The researchers found that people with both MS and depression had a mortality rate from any cause of 10.3 cases per 100,000 person-years.
Person-years take into account the number of people in a study as well as the amount of time spent in the study.
The mortality rate for people with MS without depression was 10.6, for people who had depression without MS it was 3.6 and for people with neither condition it was 2.5.
Once researchers adjusted for other factors that could affect the risk of death such as smoking and diabetes, they found that people with both conditions were more than five times more likely to die during the next decade than people with neither condition.
People with MS without depression were nearly four times more likely to die than people with neither condition and people with depression without MS were nearly twice as likely to die.
For the risk of vascular disease, the rate for people with both MS and depression was 2.4 cases per 100,000 person-years; 1.2 for people with MS without depression; 1.3 for people with depression without MS; and 0.7 for people with neither condition.

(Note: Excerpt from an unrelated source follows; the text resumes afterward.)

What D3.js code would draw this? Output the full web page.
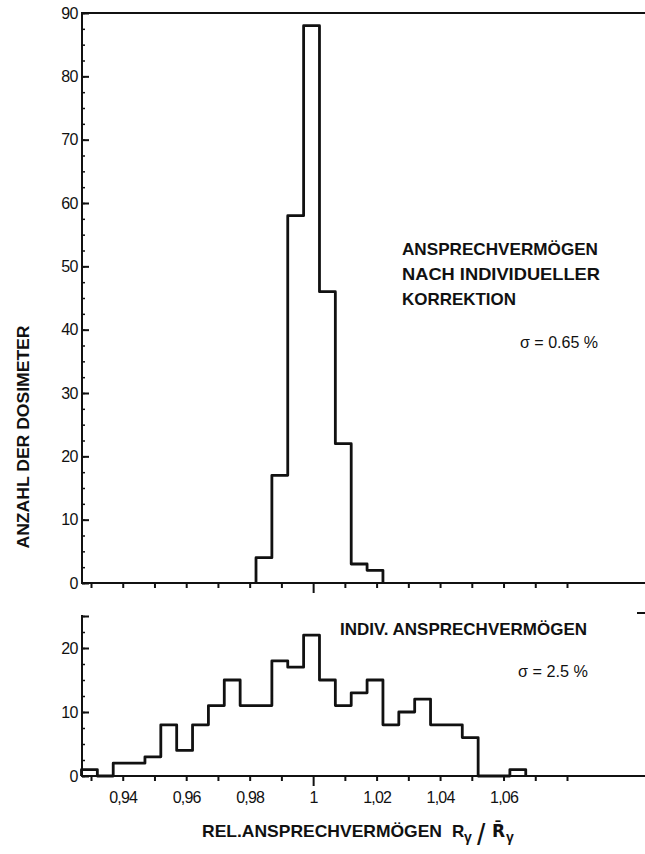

After adjusting for other factors, researchers found that people with both conditions were more than three times as likely to develop the vascular disease as people with neither condition.
“When we looked at the risk of death, we found that the joint effect of MS plus depression equalled more than the effect for each individual factor alone–in other words, the two conditions had a synergistic effect,” Palladino said.
“A total of 14 per cent of the effect on mortality rate could be attributed to the interaction between these two conditions,” Palladino added.
A limitation of the study was that researchers did not have information on risk factors such as body mass index (BMI), which could affect the risk of vascular disease and death.